Two Canadian sailors are back in port after their boat was towed to shore by the U.S. Coast Guard.

The Coast Guard says the two people on board the 35-foot sailboat Excaliber, based in Stanley, Ontario, called for help Wednesday after their boat became disabled about 40 miles east of Southwest Harbor.

A 47-foot Coast Guard motor lifeboat was sent from Southwest Harbor to help the boat to shore.

The Coast Guard says both vessels reached Southwest Harbor at about 11 p.m. Wednesday.


Nonprofit created to raise funds for elephant care

A veterinarian and one-time elephant trainer and his wife have created a nonprofit group to raise money so they can bring a retired circus elephant to Maine.

Jim Laurita of Hope says the elephant, Rosie, now lives at a circus headquarters in Oklahoma. He says Rosie is well-cared for but unable to receive the special treatment she needs for leg and muscle injuries.

Laurita told WCSH-TV that the nonprofit called Hope Elephants will to raise money for a large barn and a fence around a one-acre field where Rosie will live. Laurita also plans to treat other elephants that need medical care.

Laurita says he’ll also open the facility to teach children about the animals.


Workers’ paycheck delays blamed on computer glitch

Officials say a computer glitch kept some of the 444 employees of Maine’s second largest city from receiving their paychecks on time.

Lewiston Finance Director Heather Hunter said only employees using the Lewiston Municipal Credit Union received their direct deposit checks as scheduled at midnight Tuesday.

The computer problem was fixed by 10 a.m. Wednesday and employees with accounts at large banks had received their pay by 11 a.m. Accounts at smaller banks and credit unions took longer.

Hunter told the Sun Journal she began getting calls from concerned employees at 7:30 a.m. Wednesday.


UMaine chosen for high-tech energy-production project

The U.S. Department of Energy says the University of Maine has been selected for one of three high-tech energy-production projects nationwide.

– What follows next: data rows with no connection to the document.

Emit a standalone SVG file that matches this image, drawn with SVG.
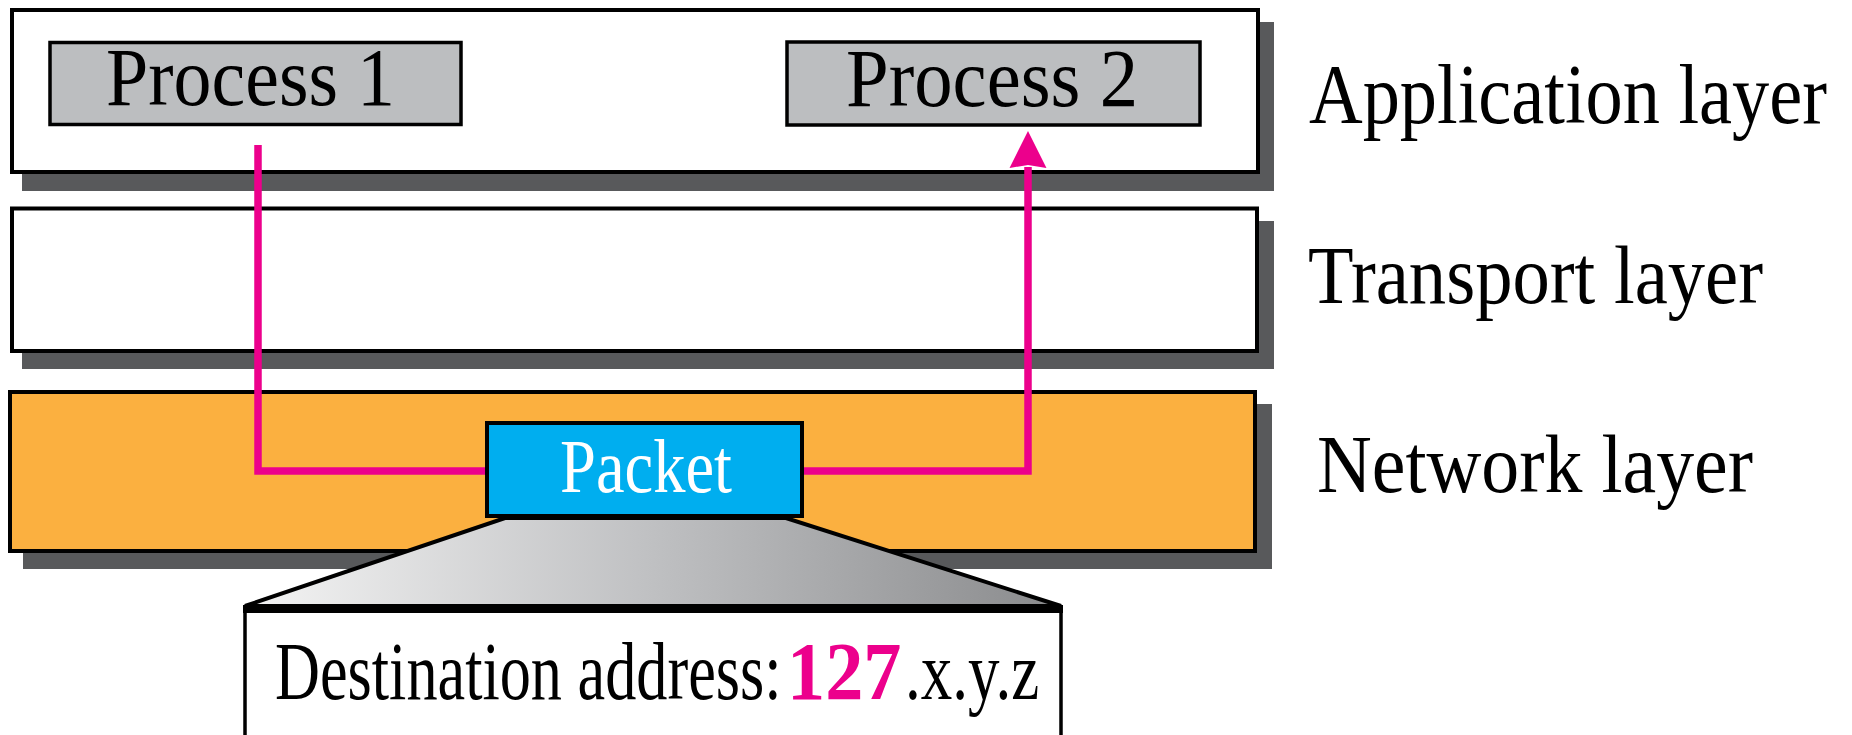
<svg xmlns="http://www.w3.org/2000/svg" width="1852" height="735" viewBox="0 0 1852 735">
<defs>
<style>
.shadow{fill:#58595B;}
.layer{stroke:#000;stroke-width:4;}
.proc{fill:#BCBEC0;stroke:#000;stroke-width:3.5;}
.lbl{font-family:"Liberation Serif","Times New Roman",serif;fill:#000;}
.conn{fill:none;stroke:#EC008C;stroke-width:7.5;}
</style>
<linearGradient id="zoomGrad" x1="0" y1="0" x2="1" y2="0">
<stop offset="0" stop-color="#F4F4F4"/>
<stop offset="0.5" stop-color="#BFC0C2"/>
<stop offset="1" stop-color="#8A8B8D"/>
</linearGradient>
<marker id="arrow" markerUnits="userSpaceOnUse" markerWidth="38" markerHeight="38" viewBox="0 0 37 36" refX="1" refY="18" orient="auto">
<path d="M0,0 L36,18 L0,36 L3,18 Z" fill="#EC008C"/>
</marker>
</defs>
<rect width="1852" height="735" fill="#fff"/>

<g id="application-layer">
<rect class="shadow" x="22" y="22" width="1252" height="169"/>
<rect class="layer" x="12" y="10" width="1246" height="162" fill="#fff"/>
<text class="lbl" transform="translate(1309,123) scale(1,1.15)" x="0" y="0" font-size="73" textLength="518" lengthAdjust="spacingAndGlyphs">Application layer</text>
</g>

<g id="transport-layer">
<rect class="shadow" x="22" y="221" width="1252" height="148"/>
<rect class="layer" x="12" y="208.5" width="1245" height="142.5" fill="#fff"/>
<text class="lbl" x="1308" y="303" font-size="83" textLength="455" lengthAdjust="spacingAndGlyphs">Transport layer</text>
</g>

<g id="network-layer">
<rect class="shadow" x="23" y="404" width="1249" height="165"/>
<rect class="layer" x="10" y="392" width="1245" height="159" fill="#FBB040"/>
<text class="lbl" x="1317" y="492" font-size="82" textLength="436" lengthAdjust="spacingAndGlyphs">Network layer</text>
</g>

<g id="process-1">
<rect class="proc" x="50" y="42.5" width="411" height="82"/>
<text class="lbl" x="106" y="105" font-size="82" textLength="289" lengthAdjust="spacingAndGlyphs">Process 1</text>
</g>

<g id="process-2">
<rect class="proc" x="787" y="42" width="413" height="83"/>
<text class="lbl" x="846" y="106" font-size="82" textLength="292" lengthAdjust="spacingAndGlyphs">Process 2</text>
</g>

<g id="connectors">
<path class="conn" d="M258,145 V471 H487"/>
<path class="conn" d="M802,471 H1028 V167" marker-end="url(#arrow)"/>
</g>

<g id="packet-zoom">
<polygon points="505,518 786,518 1061,606 245,606" fill="url(#zoomGrad)" stroke="#000" stroke-width="4" stroke-linejoin="miter"/>
</g>

<g id="packet">
<rect x="487" y="423" width="315" height="93" fill="#00AEEF" stroke="#000" stroke-width="4"/>
<text class="lbl" x="560" y="492" font-size="76" style="fill:#fff" textLength="172" lengthAdjust="spacingAndGlyphs">Packet</text>
</g>

<g id="destination">
<path d="M245,740 V608 H1061 V740" fill="#fff" stroke="#000" stroke-width="3.5"/>
<line x1="243" y1="609" x2="1063" y2="609" stroke="#000" stroke-width="8"/>
<text class="lbl" transform="translate(275,699) scale(0.75,1)" x="0" y="0" font-size="83">Destination address:</text>
<text class="lbl" transform="translate(787,699) scale(0.92,1)" x="0" y="0" font-size="83" font-weight="bold" style="fill:#EC008C">127</text>
<text class="lbl" transform="translate(905,699) scale(0.76,1)" x="0" y="0" font-size="83">.x.y.z</text>
</g>
</svg>
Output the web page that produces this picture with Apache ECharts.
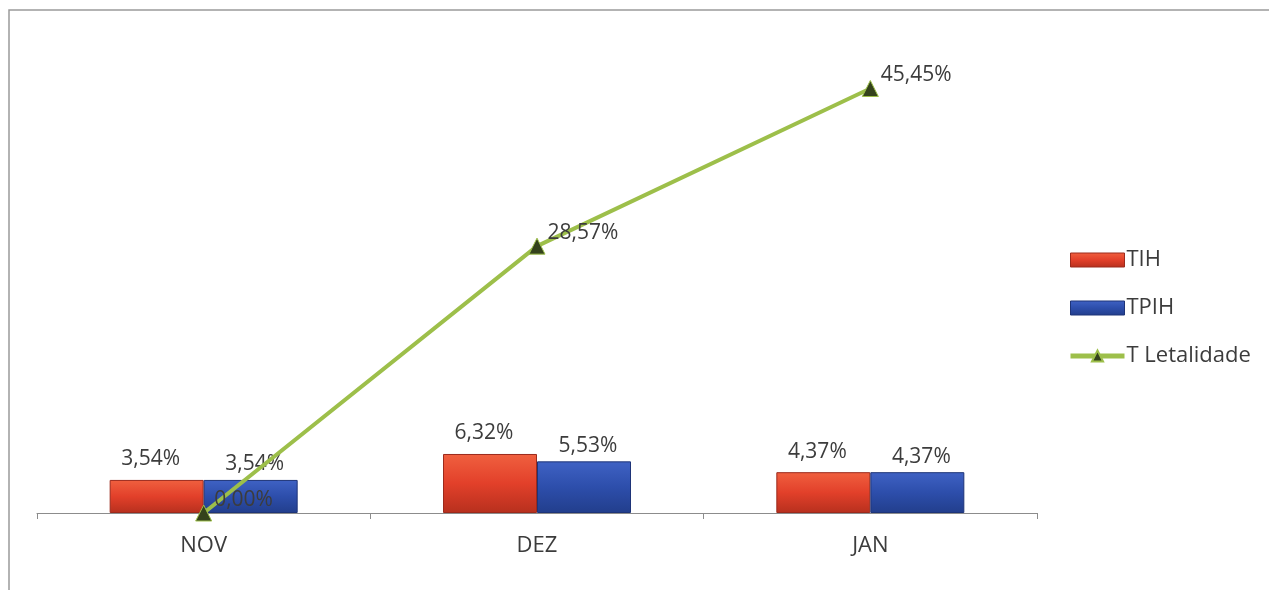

The work involves improving the operations of advanced, zero-emission power systems and the improvement of operations at fossil energy power plants.

UMaine will receive $1.2 million to work with Orono-based Environetix to develop sensory materials that can withstand high-temperature conditions.

U.S. Rep. Mike Michaud of Maine says the project will help create jobs and improve the efficiency and use of domestic sources of energy.